By way of comment, in a consultation paper released in November 2011, the Australian Government outlined its proposal to remove the facilitation payment defence under Division 70.4 in order to align Australian anti-bribery laws more closely with the UK Bribery Act. It has been stated that this will bring the law into line with international best practice. This reform and others, which ensure both that bribery is an offence irrespective of the value or benefit offered, and that prosecutions can proceed where the recipient of a bribe cannot be identified, are being considered

Gifts and entertainment

State and Territory laws do not exempt gifts or gratuities to public officials from their anti-corruption provisions. Therefore any gift or gratuity may be considered a bribe. However it does not constitute an offence if it can be shown that the gift falls below the threshold for criminal conduct (the threshold being that it may influence the public official in the performance of their duties).

Additionally the acceptance of gifts is usually regulated by government department or agency policies. Generally these policies permit the acceptance of small or token gifts, but contain specific strict limits on the value of acceptable gifts.

At a Federal level, the definition of “benefit” in the Criminal Code includes any advantage and is not limited to property. The prohibition against bribing foreign public officials can therefore extend to the provision of gifts, travel expenses, meals and entertainment unless it can be demonstrated that the advantage or benefit was required or lawful in the foreign public official’s country or that it is a facilitation payment. However if a benefit such as travel expenses or meals is given in connection with an existing business relationship (such as on an existing project) it may not attract any liability. It is necessary to consider the individual circumstances.

The same definition of “benefit” applies to the offences relating to Commonwealth public officials. Therefore the provision of gifts, travel expenses, meals and entertainment could be a bribe if the promise, provision or receipt of the benefit would tend to influence a Commonwealth public official in his or her duties.

Corporate liability for the acts of intermediaries

Under State and Territory laws the definition of “person” includes a corporation. This means that a corporation can be liable for the bribery offences committed by its employees, officers or agents (which could include a subsidiary) acting within the actual or apparent scope of their employment or authority.

A corporation can also be liable if any of its employees, officers or agents (acting within the actual or apparent scope of their employment or authority) aid, abet, counsel, procure, solicit or incite the commission of an offence.

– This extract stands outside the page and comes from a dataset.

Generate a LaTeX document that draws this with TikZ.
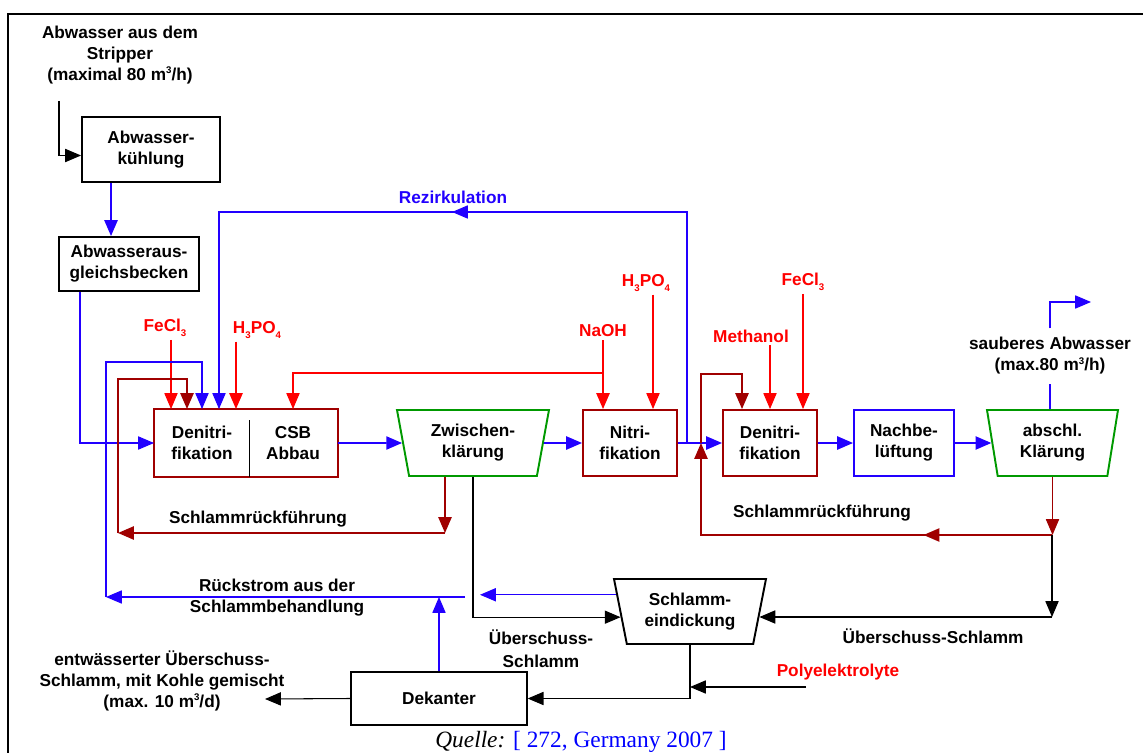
\documentclass[tikz,border=0pt]{standalone}
\usepackage{fontspec}
\setmainfont{Liberation Sans}
\newfontfamily\quellfont{Liberation Serif}
\usetikzlibrary{shapes.geometric,arrows.meta,positioning,calc,decorations.markings}

\definecolor{cfluss}{RGB}{34,0,255}
\definecolor{cdosis}{RGB}{255,0,0}
\definecolor{cschlamm}{RGB}{160,0,0}
\definecolor{cklaer}{RGB}{0,153,0}
\definecolor{cquelle}{RGB}{0,0,255}

% kleine Indizes
\newcommand\tief[1]{\raisebox{-0.55ex}{\fontsize{5.5}{6}\selectfont #1}}
\newcommand\hoch[1]{\raisebox{0.75ex}{\fontsize{5.5}{6}\selectfont #1}}

\tikzset{
  >={Triangle[length=9pt,width=7.5pt]},
  box/.style={draw, rectangle, line width=1.1pt, align=center, inner sep=0pt},
  klaerbecken/.style={trapezium, trapezium left angle=#1, trapezium right angle=#1,
    trapezium stretches body, draw, line width=1.1pt, align=center, inner sep=0pt},
  txt/.style={align=center, inner sep=1.5pt},
  chem/.style={txt, text=cdosis},
  fluss/.style={draw=cfluss, line width=1pt, ->},
  duenn/.style={draw=cfluss, line width=0.6pt, ->},
  dosis/.style={draw=cdosis, line width=0.6pt, ->},
  schlammweg/.style={draw=cschlamm, line width=1pt, ->},
  schwarzweg/.style={draw=black, line width=0.6pt, ->},
  pfeilmitte/.style={postaction={decorate, decoration={markings,
    mark=at position #1 with {\arrow{Triangle[length=9pt,width=7.5pt]}}}}}
}

\begin{document}
\begin{tikzpicture}[x=0.02cm, y=-0.02cm,
  every node/.style={font=\fontsize{9.8}{12}\selectfont\bfseries}]
\path[use as bounding box] (0,0) rectangle (1143,753);
\draw[line width=1.2pt] (1143,14) -- (8,14) -- (8,753);

% Zulauf und Vorbehandlung
\node[txt] (zulauf) at (120,55) {Abwasser aus dem\\Stripper\\(maximal 80 m\hoch{3}/h)};
\node[box, minimum width=2.76cm, minimum height=1.3cm] (kuehlung) at (151,149.5) {Abwasser-\\kühlung};
\node[box, minimum width=2.8cm, minimum height=1.08cm] (ausgleich) at (129,264) {Abwasseraus-\\gleichsbecken};

% Biologische Stufe 1
\node[box, draw=none, minimum width=1.88cm, minimum height=1.32cm] (deni1) at (202,443) {Denitri-\\fikation};
\node[box, draw=none, minimum width=1.76cm, minimum height=1.32cm] (csb) at (293,443) {CSB\\Abbau};
\draw[cschlamm, line width=1.1pt] (deni1.north west) rectangle (csb.south east);
\draw[line width=0.6pt] ([yshift=-0.22cm]deni1.north east) -- (deni1.south east);
\node[klaerbecken=108, draw=cklaer, minimum width=3.04cm, minimum height=1.32cm] (zwk) at (473,443) {Zwischen-\\klärung};

% Biologische Stufe 2
\node[box, draw=cschlamm, minimum width=1.88cm, minimum height=1.32cm] (nitri) at (630,443) {Nitri-\\fikation};
\node[box, draw=cschlamm, minimum width=1.88cm, minimum height=1.32cm] (deni2) at (770,443) {Denitri-\\fikation};
\node[box, draw=cfluss, minimum width=2cm, minimum height=1.32cm] (nachbel) at (904,443) {Nachbe-\\lüftung};
\node[klaerbecken=106, draw=cklaer, minimum width=2.62cm, minimum height=1.32cm] (abk) at (1052.5,443) {abschl.\\Klärung};

% Schlammbehandlung
\node[klaerbecken=109, minimum width=3.04cm, minimum height=1.3cm] (eindick) at (690,611.5) {Schlamm-\\eindickung};
\node[box, line width=0.8pt, minimum width=3.52cm, minimum height=1.06cm] (dekanter) at (439,698.5) {Dekanter};

% Beschriftungen
\node[txt, text=cfluss] (rezi) at (453,197) {Rezirkulation};
\node[chem] (fecl1) at (165,328) {FeCl\tief{3}};
\node[chem] (hpo1) at (257,330) {H\tief{3}PO\tief{4}};
\node[chem] (naoh) at (603,331) {NaOH};
\node[chem] (hpo2) at (646,283) {H\tief{3}PO\tief{4}};
\node[chem] (methanol) at (751,336) {Methanol};
\node[chem] (fecl2) at (803,282) {FeCl\tief{3}};
\node[txt] (sr1) at (258,519) {Schlammrückführung};
\node[txt] (sr2) at (822,513) {Schlammrückführung};
\node[txt, inner sep=5pt] (ablauf) at (1050,356) {sauberes Abwasser\\(max.80 m\hoch{3}/h)};
\node[txt] (rueckstrom) at (277,598) {Rückstrom aus der\\Schlammbehandlung};
\node[txt] (ues1) at (541,649) {Überschuss-\\[1pt]Schlamm};
\node[txt] (ues2) at (933,636) {Überschuss-Schlamm};
\node[chem] (poly) at (838,672) {Polyelektrolyte};
\node[txt] (entw) at (162,681) {entwässerter Überschuss-\\Schlamm, mit Kohle gemischt\\(max. 10 m\hoch{3}/d)};
\node[font=\quellfont\fontsize{13.3}{15}\selectfont, inner sep=0pt] (quelle) at (581,742)
  {\textit{Quelle:} \textcolor{cquelle}{[ 272, Germany 2007 ]}};

% Knickpunkte
\coordinate (zul) at (59,101);
\coordinate (srR) at (445,533);
\coordinate (srL) at (118,533);
\coordinate (rsL) at (106,597);
\coordinate (rsR) at (465,597);
\coordinate (rsM) at (480,595);
\coordinate (rz) at (687,443);
\coordinate (rz2) at (701,443);
\coordinate (sr2R) at (1052,535);
\coordinate (ueR) at (1052,617);
\coordinate (auslauf) at (1091,302);
\coordinate (polyein) at (806,687);
\coordinate (abzug) at (265,699);
\coordinate (eRs) at ($(eindick.top left corner)!0.25!(eindick.bottom left corner)$);
\coordinate (eL) at ($(eindick.top left corner)!0.585!(eindick.bottom left corner)$);
\coordinate (eR) at ($(eindick.top right corner)!0.585!(eindick.bottom right corner)$);

% Hauptstrom
\draw[schwarzweg] (zul) |- ([yshift=-0.12cm]kuehlung.west);
\draw[fluss] ([xshift=-0.8cm]kuehlung.south) -- ([xshift=-0.8cm]kuehlung.south |- ausgleich.north);
\draw[duenn] ([xshift=-0.98cm]ausgleich.south) |- (deni1.west);
\draw[fluss] (csb.east) -- (zwk);
\draw[fluss] (zwk) -- (nitri);
\draw[fluss] (nitri) -- (deni2);
\draw[fluss] (deni2) -- (nachbel);
\draw[fluss] (nachbel) -- (abk);
\draw[duenn, -] (abk.north -| ablauf.south) -- (ablauf.south);
\draw[duenn] (ablauf.north) |- (auslauf);

% Dosierungen
\draw[dosis] ([xshift=-0.62cm]deni1.north |- fecl1.south) -- ([xshift=-0.62cm]deni1.north);
\draw[dosis, line width=1pt] ([xshift=0.68cm]deni1.north |- hpo1.south) -- ([xshift=0.68cm]deni1.north);
\draw[dosis, line width=1pt] ([xshift=-0.54cm]nitri.north |- naoh.south) -- ([xshift=-0.54cm]nitri.north);
\draw[dosis] ([xshift=-0.54cm]nitri.north |- 0,373) -| (csb.north);
\draw[dosis] ([xshift=0.46cm]nitri.north |- hpo2.south) -- ([xshift=0.46cm]nitri.north);
\draw[dosis] (deni2.north |- methanol.south) -- (deni2.north);
\draw[dosis] ([xshift=0.66cm]deni2.north |- fecl2.south) -- ([xshift=0.66cm]deni2.north);

% Rezirkulation und Rueckstrom
\draw[duenn, pfeilmitte=0.52] (rz) -- ++(0,-231) -| ([xshift=0.34cm]deni1.north);
\draw[duenn] (rsR) -- (rsL);
\draw[duenn] (rsL) -- ++(0,-235) -| (deni1.north);
\draw[duenn] (dekanter.north) -- (dekanter.north |- rsL);
\draw[duenn] (eRs) -- (eRs -| rsM);

% Schlammrueckfuehrung
\draw[schlammweg] (srR |- zwk.south) -- (srR);
\draw[schlammweg] (srR) -- (srL);
\draw[schlammweg] (srL) -- ++(0,-154) -| ([xshift=-0.3cm]deni1.north);
\draw[schlammweg, line width=0.6pt] (abk.south) -- (abk.south |- sr2R);
\draw[schlammweg, pfeilmitte=0.29] (sr2R) -| (rz2);
\draw[schlammweg] (rz2) -- ++(0,-69) -| ([xshift=-0.56cm]deni2.north);

% Ueberschussschlamm
\draw[schwarzweg] (zwk.south) |- (eL);
\draw[schwarzweg] (sr2R) -- (ueR);
\draw[schwarzweg] (ueR) -- (ueR -| eR);
\draw[schwarzweg] (eindick.south) |- (dekanter.east);
\draw[schwarzweg] (polyein) -- (polyein -| eindick.south);
\draw[schwarzweg] (dekanter.west) -- (abzug);
\end{tikzpicture}
\end{document}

In some States and Territories a corporation can also be liable if its employees, officers or agents attempt to commit an offence.

At a Federal level, under the Criminal Code a corporation can commit an offence. Actions of a corporation’s employees, officers or agents (which could include a subsidiary) acting within the actual or apparent scope of their employment or authority can be attributed to a corporation.

Authorisation or permission can be established by proving that the board of directors intentionally, knowingly or recklessly carried out the conduct or expressly, tacitly or impliedly authorised or permitted the commission of the offence. A corporation also commits an offence if a high managerial agent intentionally, knowingly or recklessly engaged in the conduct or expressly, tacitly or impliedly authorised or permitted the commission of the offence, or if a corporate culture existed within the corporation that directed, encouraged, tolerated or led to the commission of the offence, or that the corporation failed to create and maintain a corporate culture that required compliance.

A corporation’s criminal liability also extends to situations where the corporation’s employees, officers or agents acting within the actual or apparent scope of their employment or authority attempt to commit an offence, or aid, abet, counsel, procure or incite the commission of the offence or conspire to commit an offence.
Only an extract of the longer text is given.